##### PROVIDED DATA #####

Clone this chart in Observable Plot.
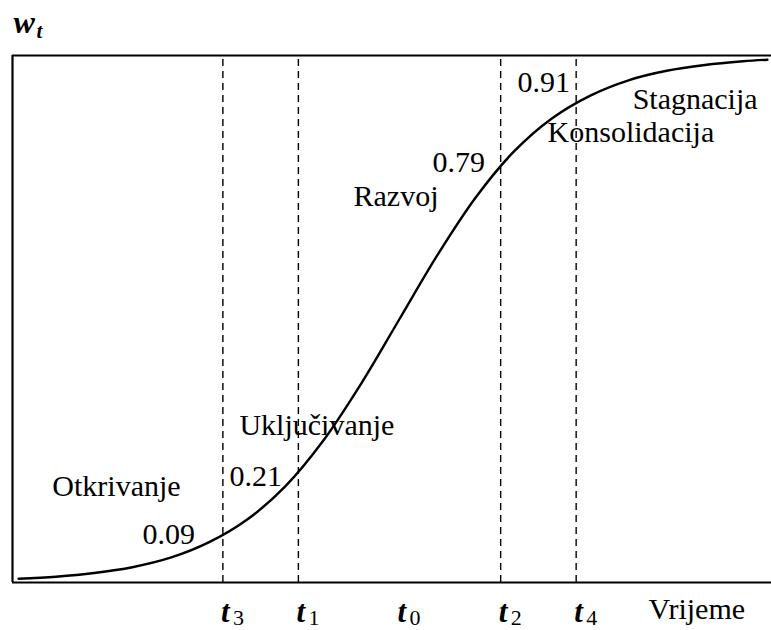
<!DOCTYPE html>
<html><head><meta charset="utf-8">
<script src="https://cdn.jsdelivr.net/npm/d3@7"></script>
<script src="https://cdn.jsdelivr.net/npm/@observablehq/plot@0.6"></script>
<style>body{margin:0;background:#fff} svg text{font-family:"Liberation Serif","DejaVu Serif",serif !important;}</style>
</head><body><div id="chart"></div>
<script>
// S-curve: time (units around t0) and share w_t
const time  = [-4.99,-4.5,-4,-3.5,-3,-2.5,-2,-1.5,-1,-0.5,0,0.5,1,1.5,2,2.5,3,3.5,4,4.5,4.82];
const share = [0.007,0.011,0.018,0.029,0.047,0.076,0.119,0.182,0.269,0.378,0.5,0.622,0.731,0.818,0.881,0.924,0.953,0.971,0.982,0.989,0.992];

// time markers
const markerSub  = ["3","1","0","2","4"];
const markerTime = [-2.314,-1.325,0,1.325,2.314];
const dashed     = [true,true,false,true,true];
const markerShare = [0.09,0.21,null,0.79,0.91];

// stage names
const stageNames = ["Otkrivanje","Uključivanje","Razvoj","Konsolidacija","Stagnacija"];
// annotation anchors (data coords)
const stageTime  = [-4.548,-2.097,-0.603,1.940,3.054];
const stageShare = [0.165,0.279,0.715,0.835,0.899];
const shareLabelTime  = [-3.368,-2.228,0.432,1.547];
const shareLabelShare = [0.074,0.184,0.778,0.930];

const xDomain = [-5.07, 4.873];

const curve = time.map((t,i)=>({t, w: share[i]}));
const markers = markerTime.map((t,i)=>({t, sub: markerSub[i], dashed: dashed[i], w: markerShare[i]}));
const dashedLines = markers.filter(d=>d.dashed);
const shareLabels = dashedLines.map((d,i)=>({t: shareLabelTime[i], w: shareLabelShare[i], text: d3.format(".2f")(d.w)}));
const stages = stageNames.map((s,i)=>({text:s, t: stageTime[i], w: stageShare[i]}));

const F = "Liberation Serif, DejaVu Serif, serif";
const plot = Plot.plot({
  width: 771, height: 630,
  marginLeft: 12, marginRight: 0, marginTop: 55, marginBottom: 48,
  x: {domain: xDomain, axis: null},
  y: {domain: [0, 1], axis: null},
  style: {fontFamily: F, background: "#fff", color: "#000"},
  marks: [
    Plot.ruleY([0, 1], {stroke: "#000", strokeWidth: 2.2}),
    Plot.ruleX([xDomain[0]], {stroke: "#000", strokeWidth: 2.2}),
    Plot.ruleX(dashedLines, {x: "t", y1: 0, y2: 1, stroke: "#000", strokeWidth: 1.4, strokeDasharray: "7,5"}),
    Plot.line(curve, {x: "t", y: "w", curve: "catmull-rom", stroke: "#000", strokeWidth: 2.4}),
    Plot.text(stages, {x: "t", y: "w", text: "text", textAnchor: "start", lineAnchor: "bottom", fontSize: 30, fontFamily: F, fill: "#000"}),
    Plot.text(shareLabels, {x: "t", y: "w", text: "text", textAnchor: "start", lineAnchor: "bottom", fontSize: 30, fontFamily: F, fill: "#000"}),
    Plot.text(markers, {x: "t", y: () => 0, text: () => "t", textAnchor: "start", lineAnchor: "bottom", dx: -2, dy: 39, fontSize: 31, fontFamily: F, fontStyle: "italic", fontWeight: "bold", fill: "#000"}),
    Plot.text(markers, {x: "t", y: () => 0, text: "sub", textAnchor: "start", lineAnchor: "bottom", dx: 10, dy: 42, fontSize: 22, fontFamily: F, fill: "#000"}),
    Plot.text(["Vrijeme"], {x: () => 3.263, y: () => 0, text: d => d, textAnchor: "start", lineAnchor: "bottom", dy: 36, fontSize: 30, fontFamily: F, fill: "#000"}),
    Plot.text(["w"], {frameAnchor: "top-left", text: d => d, textAnchor: "start", lineAnchor: "bottom", dx: 1, dy: -23, fontSize: 32, fontFamily: F, fontStyle: "italic", fontWeight: "bold", fill: "#000"}),
    Plot.text(["t"], {frameAnchor: "top-left", text: d => d, textAnchor: "start", lineAnchor: "bottom", dx: 24, dy: -18, fontSize: 21, fontFamily: F, fontStyle: "italic", fontWeight: "bold", fill: "#000"})
  ]
});
document.getElementById("chart").append(plot);
</script>
</body></html>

#####

DIRECTIONS: Omit each picture, then return all of the listing exactly as it stands.

TASK ANSWER:
Clone this chart in Observable Plot.
<!DOCTYPE html>
<html><head><meta charset="utf-8">
<script src="https://cdn.jsdelivr.net/npm/d3@7"></script>
<script src="https://cdn.jsdelivr.net/npm/@observablehq/plot@0.6"></script>
<style>body{margin:0;background:#fff} svg text{font-family:"Liberation Serif","DejaVu Serif",serif !important;}</style>
</head><body><div id="chart"></div>
<script>
// S-curve: time (units around t0) and share w_t
const time  = [-4.99,-4.5,-4,-3.5,-3,-2.5,-2,-1.5,-1,-0.5,0,0.5,1,1.5,2,2.5,3,3.5,4,4.5,4.82];
const share = [0.007,0.011,0.018,0.029,0.047,0.076,0.119,0.182,0.269,0.378,0.5,0.622,0.731,0.818,0.881,0.924,0.953,0.971,0.982,0.989,0.992];

// time markers
const markerSub  = ["3","1","0","2","4"];
const markerTime = [-2.314,-1.325,0,1.325,2.314];
const dashed     = [true,true,false,true,true];
const markerShare = [0.09,0.21,null,0.79,0.91];

// stage names
const stageNames = ["Otkrivanje","Uključivanje","Razvoj","Konsolidacija","Stagnacija"];
// annotation anchors (data coords)
const stageTime  = [-4.548,-2.097,-0.603,1.940,3.054];
const stageShare = [0.165,0.279,0.715,0.835,0.899];
const shareLabelTime  = [-3.368,-2.228,0.432,1.547];
const shareLabelShare = [0.074,0.184,0.778,0.930];

const xDomain = [-5.07, 4.873];

const curve = time.map((t,i)=>({t, w: share[i]}));
const markers = markerTime.map((t,i)=>({t, sub: markerSub[i], dashed: dashed[i], w: markerShare[i]}));
const dashedLines = markers.filter(d=>d.dashed);
const shareLabels = dashedLines.map((d,i)=>({t: shareLabelTime[i], w: shareLabelShare[i], text: d3.format(".2f")(d.w)}));
const stages = stageNames.map((s,i)=>({text:s, t: stageTime[i], w: stageShare[i]}));

const F = "Liberation Serif, DejaVu Serif, serif";
const plot = Plot.plot({
  width: 771, height: 630,
  marginLeft: 12, marginRight: 0, marginTop: 55, marginBottom: 48,
  x: {domain: xDomain, axis: null},
  y: {domain: [0, 1], axis: null},
  style: {fontFamily: F, background: "#fff", color: "#000"},
  marks: [
    Plot.ruleY([0, 1], {stroke: "#000", strokeWidth: 2.2}),
    Plot.ruleX([xDomain[0]], {stroke: "#000", strokeWidth: 2.2}),
    Plot.ruleX(dashedLines, {x: "t", y1: 0, y2: 1, stroke: "#000", strokeWidth: 1.4, strokeDasharray: "7,5"}),
    Plot.line(curve, {x: "t", y: "w", curve: "catmull-rom", stroke: "#000", strokeWidth: 2.4}),
    Plot.text(stages, {x: "t", y: "w", text: "text", textAnchor: "start", lineAnchor: "bottom", fontSize: 30, fontFamily: F, fill: "#000"}),
    Plot.text(shareLabels, {x: "t", y: "w", text: "text", textAnchor: "start", lineAnchor: "bottom", fontSize: 30, fontFamily: F, fill: "#000"}),
    Plot.text(markers, {x: "t", y: () => 0, text: () => "t", textAnchor: "start", lineAnchor: "bottom", dx: -2, dy: 39, fontSize: 31, fontFamily: F, fontStyle: "italic", fontWeight: "bold", fill: "#000"}),
    Plot.text(markers, {x: "t", y: () => 0, text: "sub", textAnchor: "start", lineAnchor: "bottom", dx: 10, dy: 42, fontSize: 22, fontFamily: F, fill: "#000"}),
    Plot.text(["Vrijeme"], {x: () => 3.263, y: () => 0, text: d => d, textAnchor: "start", lineAnchor: "bottom", dy: 36, fontSize: 30, fontFamily: F, fill: "#000"}),
    Plot.text(["w"], {frameAnchor: "top-left", text: d => d, textAnchor: "start", lineAnchor: "bottom", dx: 1, dy: -23, fontSize: 32, fontFamily: F, fontStyle: "italic", fontWeight: "bold", fill: "#000"}),
    Plot.text(["t"], {frameAnchor: "top-left", text: d => d, textAnchor: "start", lineAnchor: "bottom", dx: 24, dy: -18, fontSize: 21, fontFamily: F, fontStyle: "italic", fontWeight: "bold", fill: "#000"})
  ]
});
document.getElementById("chart").append(plot);
</script>
</body></html>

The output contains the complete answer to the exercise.